My father's Cross pen was so much a part of him that he asked me for a new one with extra refills for Christmas some years after I grew out of giving him my childhood usual: a bottle of Old Spice after shave, or monogrammed handkerchiefs, which my mother ironed before folding them into small squares and depositing them back into the top drawer of his bureau.  The bureau upon which he presumably kept his pen. It was probable that none of his search party had borrowed his pen, and in the end, the pen always turned up. I can’t prove it, but I’m willing to bet it was somewhere he had left it.

When Noam left that day, I noticed the multiple vertical stripes of ink just above his pen-holding shirt pocket, the result of forgetting to click his pen closed, and I asked him if he wanted me to order a pocket protector, but he declined.  He said he had one somewhere, and would look for it.  Good luck with that, I thought.

Comments

  1. Great post indeed.

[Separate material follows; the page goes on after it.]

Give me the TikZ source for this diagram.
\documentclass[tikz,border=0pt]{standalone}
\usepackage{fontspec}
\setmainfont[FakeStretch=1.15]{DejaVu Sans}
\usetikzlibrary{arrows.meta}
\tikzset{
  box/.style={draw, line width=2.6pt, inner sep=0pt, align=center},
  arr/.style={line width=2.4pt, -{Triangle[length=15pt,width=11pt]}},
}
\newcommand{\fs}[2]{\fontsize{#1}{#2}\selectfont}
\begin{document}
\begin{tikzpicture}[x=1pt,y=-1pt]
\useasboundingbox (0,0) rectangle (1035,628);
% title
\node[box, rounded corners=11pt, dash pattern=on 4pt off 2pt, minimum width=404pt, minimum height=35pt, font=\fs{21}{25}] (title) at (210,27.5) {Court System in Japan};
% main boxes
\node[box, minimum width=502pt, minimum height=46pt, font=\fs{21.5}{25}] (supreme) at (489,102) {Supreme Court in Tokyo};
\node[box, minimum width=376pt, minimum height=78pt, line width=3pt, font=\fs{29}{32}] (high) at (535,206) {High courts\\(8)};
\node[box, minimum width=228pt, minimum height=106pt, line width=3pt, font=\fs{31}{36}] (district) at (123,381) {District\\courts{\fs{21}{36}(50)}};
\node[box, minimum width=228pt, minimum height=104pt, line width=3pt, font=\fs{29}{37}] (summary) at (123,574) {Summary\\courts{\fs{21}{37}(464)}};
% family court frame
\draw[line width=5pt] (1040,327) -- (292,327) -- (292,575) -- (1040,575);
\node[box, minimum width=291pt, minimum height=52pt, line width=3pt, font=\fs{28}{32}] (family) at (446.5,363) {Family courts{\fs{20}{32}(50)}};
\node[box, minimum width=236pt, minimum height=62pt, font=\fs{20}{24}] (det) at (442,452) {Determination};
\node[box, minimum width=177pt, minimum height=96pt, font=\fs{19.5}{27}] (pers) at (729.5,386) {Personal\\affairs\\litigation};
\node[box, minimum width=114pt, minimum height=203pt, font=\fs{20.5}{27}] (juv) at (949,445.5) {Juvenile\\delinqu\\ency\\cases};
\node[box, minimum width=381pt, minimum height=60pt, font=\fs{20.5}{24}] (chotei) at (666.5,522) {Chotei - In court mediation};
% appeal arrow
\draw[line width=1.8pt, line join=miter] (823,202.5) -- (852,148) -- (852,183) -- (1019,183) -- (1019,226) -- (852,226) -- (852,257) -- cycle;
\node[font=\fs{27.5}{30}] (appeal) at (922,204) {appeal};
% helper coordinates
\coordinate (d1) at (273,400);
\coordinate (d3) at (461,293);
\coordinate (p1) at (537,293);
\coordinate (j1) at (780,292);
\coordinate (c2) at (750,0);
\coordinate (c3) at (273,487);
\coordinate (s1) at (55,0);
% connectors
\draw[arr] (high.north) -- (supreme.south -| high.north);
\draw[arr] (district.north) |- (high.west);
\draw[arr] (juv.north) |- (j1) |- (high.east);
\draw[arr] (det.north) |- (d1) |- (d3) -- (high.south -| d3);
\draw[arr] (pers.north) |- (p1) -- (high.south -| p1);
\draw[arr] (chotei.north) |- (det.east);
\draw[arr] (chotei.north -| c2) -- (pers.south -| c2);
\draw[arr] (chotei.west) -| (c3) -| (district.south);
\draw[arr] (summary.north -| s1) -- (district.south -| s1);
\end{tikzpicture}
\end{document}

I certainly could use your help tracking down the myriad pens I misplace.

    The TV tray description brings back so many memories of my grandmother's many televisions in her house: she ran an in-house nursing home, so six TV's could be blaring in the house at any given moment. She had at least three of those trays.

    And old spice certainly takes me back; it seems to be a southern staple.

    I'm sure Noam is very grateful for the immense help you've given him. Are you sure you don't want to brave the cacti, summer heat, and margaritas of the Southwest?